Biden’s team’s research during the campaign “discovered that the real concern for many people wasn’t Mr. Biden’s age, or his health per se, but whether he was an easily manipulated tool of the radical left” (from https://www.nytimes.com/2020/12/06/technology/joe-biden-internet-election.html). But mainly just stop, take a breath, and think about it: Do you think that associating the Democratic Party label with “defund” and “socialism” could not possibly cause people to vote for Trump?
Consider those with family in Cuba or who know refugees from that dictatorship, consider them hearing Bernie praise Castro for his literacy programs when he could have said that teaching people to read while controlling what they read is not praiseworthy (see Masha Gessen’s excellent column).
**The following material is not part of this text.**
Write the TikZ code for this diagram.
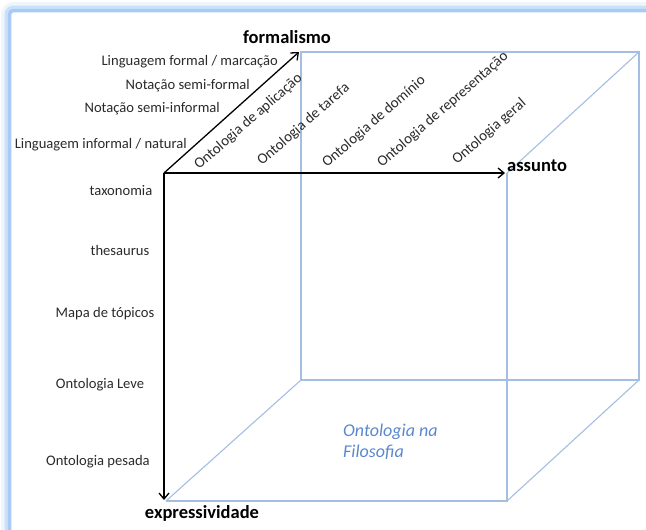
\documentclass[tikz,border=0pt]{standalone}
\usepackage{fontspec}
\setmainfont{Carlito}
\usetikzlibrary{arrows.meta}
\definecolor{edgeblue}{HTML}{A4BEE2}
\definecolor{glowblue}{HTML}{A8CBF5}
\definecolor{labelgray}{HTML}{2A2A2A}
\definecolor{philoblue}{HTML}{5A88CE}

\begin{document}
\begin{tikzpicture}[x=1pt,y=-1pt,
  axis/.style={draw=black, line width=1.3pt, -{Straight Barb[length=6pt,width=10pt,line width=1.3pt]}},
  cubeedge/.style={draw=edgeblue, line width=1.1pt},
  lab/.style={text=labelgray, font=\fontsize{14.6}{18}\selectfont, inner sep=0pt},
  axislab/.style={text=black, font=\fontsize{18.5}{22}\selectfont\bfseries, inner sep=0pt},
  kind/.style={lab, font=\fontsize{14.9}{18}\selectfont, rotate=41, anchor=base west},
]
\useasboundingbox (0,0) rectangle (646,530);

% soft frame along the left and top borders
\begin{scope}
  \clip (0,0) rectangle (646,530);
  \draw[glowblue, line width=10pt, opacity=0.2, rounded corners=8pt] (6,540) -- (6,7) -- (660,7);
  \draw[glowblue, line width=6pt, opacity=0.5, rounded corners=6pt] (7.5,540) -- (7.5,8.5) -- (660,8.5);
  \draw[glowblue, line width=3.5pt, rounded corners=4pt] (9.5,540) -- (9.5,10.5) -- (660,10.5);
\end{scope}

% cube corners
\coordinate (O)   at (164,173);
\coordinate (FTR) at (507,173);
\coordinate (FBL) at (166,501);
\coordinate (FBR) at (507,501);
\coordinate (BTL) at (301,52);
\coordinate (BTR) at (639,52);
\coordinate (BBL) at (301,380);
\coordinate (BBR) at (639,380);

% axis tips
\coordinate (Xtip) at (505,173);
\coordinate (Ytip) at (299,52);
\coordinate (Ztip) at (164,500);

% cube edges
\draw[cubeedge] (BTL) -- (BTR) -- (BBR) -- (BBL) -- cycle;
\draw[cubeedge] (FTR) -- (FBR) -- (FBL);
\draw[cubeedge] (FTR) -- (BTR);
\draw[cubeedge] (FBR) -- (BBR);
\draw[cubeedge] (FBL) -- (BBL);

% axes
\draw[axis] (O) -- (Xtip);
\draw[axis] (O) -- (Ytip);
\draw[axis] (O) -- (Ztip);

% axis names
\node[axislab] (formalismo) at (287,37) {formalismo};
\node[axislab, anchor=west] (assunto) at (507,166) {assunto};
\node[axislab] (expressividade) at (202,513) {expressividade};

% formalism levels
\node[lab, anchor=east] (f4) at (278,62) {Linguagem formal / marcação};
\node[lab, anchor=east] (f3) at (250,86) {Notação semi-formal};
\node[lab, anchor=east] (f2) at (220,109) {Notação semi-informal};
\node[lab, anchor=east] (f1) at (187,145) {Linguagem informal / natural};

% expressiveness levels
\node[lab] (e1) at (121,191) {taxonomia};
\node[lab] (e2) at (120,250) {thesaurus};
\node[lab] (e3) at (105,314) {Mapa de tópicos};
\node[lab] (e4) at (100,385) {Ontologia Leve};
\node[lab] (e5) at (98,462) {Ontologia pesada};

% subject kinds
\node[kind] (s1) at (199,170) {Ontologia de aplicação};
\node[kind] (s2) at (262,166) {Ontologia de tarefa};
\node[kind] (s3) at (327,168) {Ontologia de domínio};
\node[kind] (s4) at (382,168) {Ontologia de representação};
\node[kind] (s5) at (457,165) {Ontologia geral};

% philosophy region
\node[text=philoblue, font=\fontsize{18}{21}\selectfont\itshape, align=left, anchor=west, inner sep=0pt]
  (philo) at (343,442) {Ontologia na\\Filosofia};
\end{tikzpicture}
\end{document}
Or consider Venezuela’s self-proclaimed socialist regime has led to the “largest-ever refugee crisis in Latin America and one of the largest in the world” (https://disasterphilanthropy.org/disasters/venezuelan-refugee-crisis/), but the DSA sent a friendly delegation to Maduro (https://www.cfr.org/blog/democratic-socialists-america-embraces-maduro-dictatorship) without a word of criticism of his political repression or disastrous policies.
Are AOC and Bernie breathing fire about Venezuela or Cuba not truly representing the socialism they want?
No.
So why shouldn’t voters be concerned that maybe that is what they want?
A dangerous spiral
Since the left electoral approach can win primaries but not competitive general elections, two important conclusions follow regarding how they hurt the Democratic Party and the political coalition it represents:
1) They can cost the party seats (by winning a primary but being unable to win a general election that someone else could), and
2) By winning safe general seats and getting media attention, they can increase national polarization—giving Trump a second lease on life electorally.
I have no easy solutions to end with, but to find those solutions, we have to face these problems. The DSA will not, though I hope some in the Squad might still come to reflect on them.